Objective:
Exactly as written, quote every line that follows, skipping the images.

+++ Given information

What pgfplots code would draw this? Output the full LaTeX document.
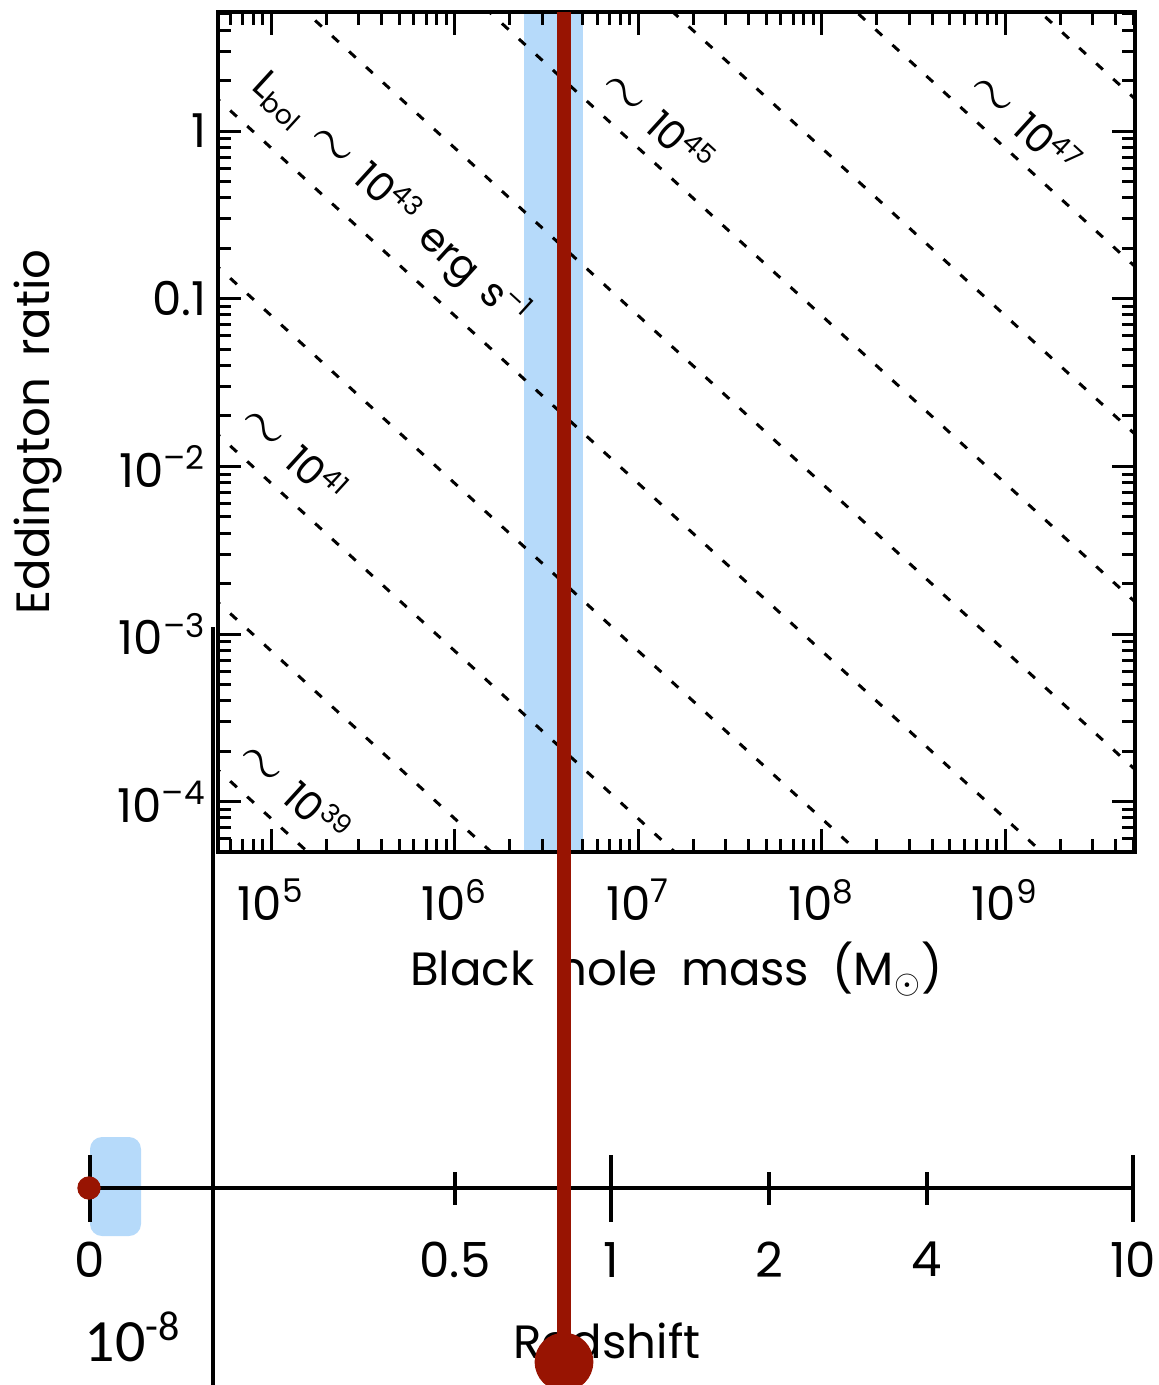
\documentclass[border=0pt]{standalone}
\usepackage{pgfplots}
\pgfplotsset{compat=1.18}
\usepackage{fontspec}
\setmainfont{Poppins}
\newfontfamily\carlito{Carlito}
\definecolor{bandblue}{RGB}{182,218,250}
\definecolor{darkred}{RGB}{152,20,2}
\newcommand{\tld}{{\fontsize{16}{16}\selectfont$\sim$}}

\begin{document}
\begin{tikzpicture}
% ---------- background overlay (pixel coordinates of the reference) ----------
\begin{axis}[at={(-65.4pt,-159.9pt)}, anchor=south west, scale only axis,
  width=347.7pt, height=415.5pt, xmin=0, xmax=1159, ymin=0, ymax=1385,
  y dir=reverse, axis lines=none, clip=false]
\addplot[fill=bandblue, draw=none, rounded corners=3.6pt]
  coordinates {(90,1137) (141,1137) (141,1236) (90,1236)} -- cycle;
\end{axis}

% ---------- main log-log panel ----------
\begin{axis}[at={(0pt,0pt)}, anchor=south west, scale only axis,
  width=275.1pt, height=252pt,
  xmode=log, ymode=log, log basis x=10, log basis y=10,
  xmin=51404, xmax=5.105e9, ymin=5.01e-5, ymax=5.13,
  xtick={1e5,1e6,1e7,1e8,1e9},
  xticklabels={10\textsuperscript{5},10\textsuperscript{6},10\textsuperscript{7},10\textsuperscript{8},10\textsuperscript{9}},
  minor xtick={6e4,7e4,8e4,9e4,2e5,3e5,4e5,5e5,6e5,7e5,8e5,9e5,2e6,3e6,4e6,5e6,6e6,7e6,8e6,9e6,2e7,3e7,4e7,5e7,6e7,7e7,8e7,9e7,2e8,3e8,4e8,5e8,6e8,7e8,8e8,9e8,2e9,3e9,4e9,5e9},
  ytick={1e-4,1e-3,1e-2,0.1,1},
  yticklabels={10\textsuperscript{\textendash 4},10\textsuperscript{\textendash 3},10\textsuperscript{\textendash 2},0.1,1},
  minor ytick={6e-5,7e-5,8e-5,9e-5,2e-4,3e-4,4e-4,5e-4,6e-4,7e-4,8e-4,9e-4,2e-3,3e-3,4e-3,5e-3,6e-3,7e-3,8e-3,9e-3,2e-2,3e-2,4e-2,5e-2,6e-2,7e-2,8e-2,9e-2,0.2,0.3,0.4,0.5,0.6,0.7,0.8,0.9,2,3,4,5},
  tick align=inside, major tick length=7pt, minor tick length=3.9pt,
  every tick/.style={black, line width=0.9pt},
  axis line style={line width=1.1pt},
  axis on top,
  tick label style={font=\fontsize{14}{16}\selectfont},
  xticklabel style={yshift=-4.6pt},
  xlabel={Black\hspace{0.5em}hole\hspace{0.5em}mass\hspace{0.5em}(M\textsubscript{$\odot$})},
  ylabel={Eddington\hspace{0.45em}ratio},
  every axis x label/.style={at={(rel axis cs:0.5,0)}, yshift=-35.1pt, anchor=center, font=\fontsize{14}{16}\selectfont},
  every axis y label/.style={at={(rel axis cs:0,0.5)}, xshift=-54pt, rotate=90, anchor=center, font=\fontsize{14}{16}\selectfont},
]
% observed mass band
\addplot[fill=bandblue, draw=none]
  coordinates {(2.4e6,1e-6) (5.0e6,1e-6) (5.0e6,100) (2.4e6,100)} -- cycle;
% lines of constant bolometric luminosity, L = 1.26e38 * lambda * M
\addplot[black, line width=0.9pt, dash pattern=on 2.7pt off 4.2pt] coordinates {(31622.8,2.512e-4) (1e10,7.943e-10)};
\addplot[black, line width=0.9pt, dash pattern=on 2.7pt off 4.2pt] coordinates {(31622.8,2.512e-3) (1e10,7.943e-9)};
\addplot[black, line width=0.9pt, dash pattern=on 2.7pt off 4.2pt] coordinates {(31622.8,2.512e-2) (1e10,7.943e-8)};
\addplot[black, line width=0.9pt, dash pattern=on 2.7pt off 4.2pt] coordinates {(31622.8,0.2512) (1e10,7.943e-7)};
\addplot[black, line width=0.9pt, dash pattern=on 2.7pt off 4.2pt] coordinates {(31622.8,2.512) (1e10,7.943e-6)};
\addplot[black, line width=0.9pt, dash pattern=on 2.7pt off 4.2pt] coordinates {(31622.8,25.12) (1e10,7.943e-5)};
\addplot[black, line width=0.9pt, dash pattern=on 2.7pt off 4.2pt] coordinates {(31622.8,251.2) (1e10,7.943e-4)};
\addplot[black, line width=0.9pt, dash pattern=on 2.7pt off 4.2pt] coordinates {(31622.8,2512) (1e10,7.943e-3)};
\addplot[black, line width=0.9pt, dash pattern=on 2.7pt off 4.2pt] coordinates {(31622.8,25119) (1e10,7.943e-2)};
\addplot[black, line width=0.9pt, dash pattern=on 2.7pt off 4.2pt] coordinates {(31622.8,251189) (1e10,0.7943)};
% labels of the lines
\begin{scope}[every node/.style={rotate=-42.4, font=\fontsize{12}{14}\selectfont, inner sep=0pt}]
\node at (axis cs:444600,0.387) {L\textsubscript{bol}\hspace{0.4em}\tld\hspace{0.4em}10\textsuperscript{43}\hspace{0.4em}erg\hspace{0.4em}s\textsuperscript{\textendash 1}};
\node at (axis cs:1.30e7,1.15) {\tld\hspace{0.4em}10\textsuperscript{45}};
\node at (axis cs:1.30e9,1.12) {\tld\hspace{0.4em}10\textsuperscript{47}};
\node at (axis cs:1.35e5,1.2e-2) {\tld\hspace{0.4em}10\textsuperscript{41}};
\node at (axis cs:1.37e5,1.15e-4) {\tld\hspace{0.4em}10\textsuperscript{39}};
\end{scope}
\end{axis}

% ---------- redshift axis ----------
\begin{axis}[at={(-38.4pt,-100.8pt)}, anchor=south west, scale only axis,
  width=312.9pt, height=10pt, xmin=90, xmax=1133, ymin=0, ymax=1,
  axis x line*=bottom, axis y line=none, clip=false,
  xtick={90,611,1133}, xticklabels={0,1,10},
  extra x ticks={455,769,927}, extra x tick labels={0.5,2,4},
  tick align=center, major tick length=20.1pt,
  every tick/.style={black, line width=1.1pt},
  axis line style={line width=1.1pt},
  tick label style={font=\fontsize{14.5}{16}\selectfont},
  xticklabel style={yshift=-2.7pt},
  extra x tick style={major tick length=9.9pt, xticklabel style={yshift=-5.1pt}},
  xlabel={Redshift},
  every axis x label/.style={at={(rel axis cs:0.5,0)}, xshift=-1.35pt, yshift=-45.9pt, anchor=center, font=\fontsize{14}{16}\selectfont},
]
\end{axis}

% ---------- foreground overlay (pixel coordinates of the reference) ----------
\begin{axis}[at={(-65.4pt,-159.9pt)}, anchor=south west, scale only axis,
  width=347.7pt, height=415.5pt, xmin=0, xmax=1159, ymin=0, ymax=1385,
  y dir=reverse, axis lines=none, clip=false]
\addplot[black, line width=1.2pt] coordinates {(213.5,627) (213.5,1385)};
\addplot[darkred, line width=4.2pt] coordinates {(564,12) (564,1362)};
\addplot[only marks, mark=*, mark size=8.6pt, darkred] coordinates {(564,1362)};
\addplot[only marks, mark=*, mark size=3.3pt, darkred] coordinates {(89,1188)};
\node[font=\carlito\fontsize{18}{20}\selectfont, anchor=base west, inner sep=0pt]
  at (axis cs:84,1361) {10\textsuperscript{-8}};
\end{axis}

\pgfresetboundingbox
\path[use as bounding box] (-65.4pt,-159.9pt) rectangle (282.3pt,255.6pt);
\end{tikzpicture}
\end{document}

++++++

Complete output:
What pgfplots code would draw this? Output the full LaTeX document.
\documentclass[border=0pt]{standalone}
\usepackage{pgfplots}
\pgfplotsset{compat=1.18}
\usepackage{fontspec}
\setmainfont{Poppins}
\newfontfamily\carlito{Carlito}
\definecolor{bandblue}{RGB}{182,218,250}
\definecolor{darkred}{RGB}{152,20,2}
\newcommand{\tld}{{\fontsize{16}{16}\selectfont$\sim$}}

\begin{document}
\begin{tikzpicture}
% ---------- background overlay (pixel coordinates of the reference) ----------
\begin{axis}[at={(-65.4pt,-159.9pt)}, anchor=south west, scale only axis,
  width=347.7pt, height=415.5pt, xmin=0, xmax=1159, ymin=0, ymax=1385,
  y dir=reverse, axis lines=none, clip=false]
\addplot[fill=bandblue, draw=none, rounded corners=3.6pt]
  coordinates {(90,1137) (141,1137) (141,1236) (90,1236)} -- cycle;
\end{axis}

% ---------- main log-log panel ----------
\begin{axis}[at={(0pt,0pt)}, anchor=south west, scale only axis,
  width=275.1pt, height=252pt,
  xmode=log, ymode=log, log basis x=10, log basis y=10,
  xmin=51404, xmax=5.105e9, ymin=5.01e-5, ymax=5.13,
  xtick={1e5,1e6,1e7,1e8,1e9},
  xticklabels={10\textsuperscript{5},10\textsuperscript{6},10\textsuperscript{7},10\textsuperscript{8},10\textsuperscript{9}},
  minor xtick={6e4,7e4,8e4,9e4,2e5,3e5,4e5,5e5,6e5,7e5,8e5,9e5,2e6,3e6,4e6,5e6,6e6,7e6,8e6,9e6,2e7,3e7,4e7,5e7,6e7,7e7,8e7,9e7,2e8,3e8,4e8,5e8,6e8,7e8,8e8,9e8,2e9,3e9,4e9,5e9},
  ytick={1e-4,1e-3,1e-2,0.1,1},
  yticklabels={10\textsuperscript{\textendash 4},10\textsuperscript{\textendash 3},10\textsuperscript{\textendash 2},0.1,1},
  minor ytick={6e-5,7e-5,8e-5,9e-5,2e-4,3e-4,4e-4,5e-4,6e-4,7e-4,8e-4,9e-4,2e-3,3e-3,4e-3,5e-3,6e-3,7e-3,8e-3,9e-3,2e-2,3e-2,4e-2,5e-2,6e-2,7e-2,8e-2,9e-2,0.2,0.3,0.4,0.5,0.6,0.7,0.8,0.9,2,3,4,5},
  tick align=inside, major tick length=7pt, minor tick length=3.9pt,
  every tick/.style={black, line width=0.9pt},
  axis line style={line width=1.1pt},
  axis on top,
  tick label style={font=\fontsize{14}{16}\selectfont},
  xticklabel style={yshift=-4.6pt},
  xlabel={Black\hspace{0.5em}hole\hspace{0.5em}mass\hspace{0.5em}(M\textsubscript{$\odot$})},
  ylabel={Eddington\hspace{0.45em}ratio},
  every axis x label/.style={at={(rel axis cs:0.5,0)}, yshift=-35.1pt, anchor=center, font=\fontsize{14}{16}\selectfont},
  every axis y label/.style={at={(rel axis cs:0,0.5)}, xshift=-54pt, rotate=90, anchor=center, font=\fontsize{14}{16}\selectfont},
]
% observed mass band
\addplot[fill=bandblue, draw=none]
  coordinates {(2.4e6,1e-6) (5.0e6,1e-6) (5.0e6,100) (2.4e6,100)} -- cycle;
% lines of constant bolometric luminosity, L = 1.26e38 * lambda * M
\addplot[black, line width=0.9pt, dash pattern=on 2.7pt off 4.2pt] coordinates {(31622.8,2.512e-4) (1e10,7.943e-10)};
\addplot[black, line width=0.9pt, dash pattern=on 2.7pt off 4.2pt] coordinates {(31622.8,2.512e-3) (1e10,7.943e-9)};
\addplot[black, line width=0.9pt, dash pattern=on 2.7pt off 4.2pt] coordinates {(31622.8,2.512e-2) (1e10,7.943e-8)};
\addplot[black, line width=0.9pt, dash pattern=on 2.7pt off 4.2pt] coordinates {(31622.8,0.2512) (1e10,7.943e-7)};
\addplot[black, line width=0.9pt, dash pattern=on 2.7pt off 4.2pt] coordinates {(31622.8,2.512) (1e10,7.943e-6)};
\addplot[black, line width=0.9pt, dash pattern=on 2.7pt off 4.2pt] coordinates {(31622.8,25.12) (1e10,7.943e-5)};
\addplot[black, line width=0.9pt, dash pattern=on 2.7pt off 4.2pt] coordinates {(31622.8,251.2) (1e10,7.943e-4)};
\addplot[black, line width=0.9pt, dash pattern=on 2.7pt off 4.2pt] coordinates {(31622.8,2512) (1e10,7.943e-3)};
\addplot[black, line width=0.9pt, dash pattern=on 2.7pt off 4.2pt] coordinates {(31622.8,25119) (1e10,7.943e-2)};
\addplot[black, line width=0.9pt, dash pattern=on 2.7pt off 4.2pt] coordinates {(31622.8,251189) (1e10,0.7943)};
% labels of the lines
\begin{scope}[every node/.style={rotate=-42.4, font=\fontsize{12}{14}\selectfont, inner sep=0pt}]
\node at (axis cs:444600,0.387) {L\textsubscript{bol}\hspace{0.4em}\tld\hspace{0.4em}10\textsuperscript{43}\hspace{0.4em}erg\hspace{0.4em}s\textsuperscript{\textendash 1}};
\node at (axis cs:1.30e7,1.15) {\tld\hspace{0.4em}10\textsuperscript{45}};
\node at (axis cs:1.30e9,1.12) {\tld\hspace{0.4em}10\textsuperscript{47}};
\node at (axis cs:1.35e5,1.2e-2) {\tld\hspace{0.4em}10\textsuperscript{41}};
\node at (axis cs:1.37e5,1.15e-4) {\tld\hspace{0.4em}10\textsuperscript{39}};
\end{scope}
\end{axis}

% ---------- redshift axis ----------
\begin{axis}[at={(-38.4pt,-100.8pt)}, anchor=south west, scale only axis,
  width=312.9pt, height=10pt, xmin=90, xmax=1133, ymin=0, ymax=1,
  axis x line*=bottom, axis y line=none, clip=false,
  xtick={90,611,1133}, xticklabels={0,1,10},
  extra x ticks={455,769,927}, extra x tick labels={0.5,2,4},
  tick align=center, major tick length=20.1pt,
  every tick/.style={black, line width=1.1pt},
  axis line style={line width=1.1pt},
  tick label style={font=\fontsize{14.5}{16}\selectfont},
  xticklabel style={yshift=-2.7pt},
  extra x tick style={major tick length=9.9pt, xticklabel style={yshift=-5.1pt}},
  xlabel={Redshift},
  every axis x label/.style={at={(rel axis cs:0.5,0)}, xshift=-1.35pt, yshift=-45.9pt, anchor=center, font=\fontsize{14}{16}\selectfont},
]
\end{axis}

% ---------- foreground overlay (pixel coordinates of the reference) ----------
\begin{axis}[at={(-65.4pt,-159.9pt)}, anchor=south west, scale only axis,
  width=347.7pt, height=415.5pt, xmin=0, xmax=1159, ymin=0, ymax=1385,
  y dir=reverse, axis lines=none, clip=false]
\addplot[black, line width=1.2pt] coordinates {(213.5,627) (213.5,1385)};
\addplot[darkred, line width=4.2pt] coordinates {(564,12) (564,1362)};
\addplot[only marks, mark=*, mark size=8.6pt, darkred] coordinates {(564,1362)};
\addplot[only marks, mark=*, mark size=3.3pt, darkred] coordinates {(89,1188)};
\node[font=\carlito\fontsize{18}{20}\selectfont, anchor=base west, inner sep=0pt]
  at (axis cs:84,1361) {10\textsuperscript{-8}};
\end{axis}

\pgfresetboundingbox
\path[use as bounding box] (-65.4pt,-159.9pt) rectangle (282.3pt,255.6pt);
\end{tikzpicture}
\end{document}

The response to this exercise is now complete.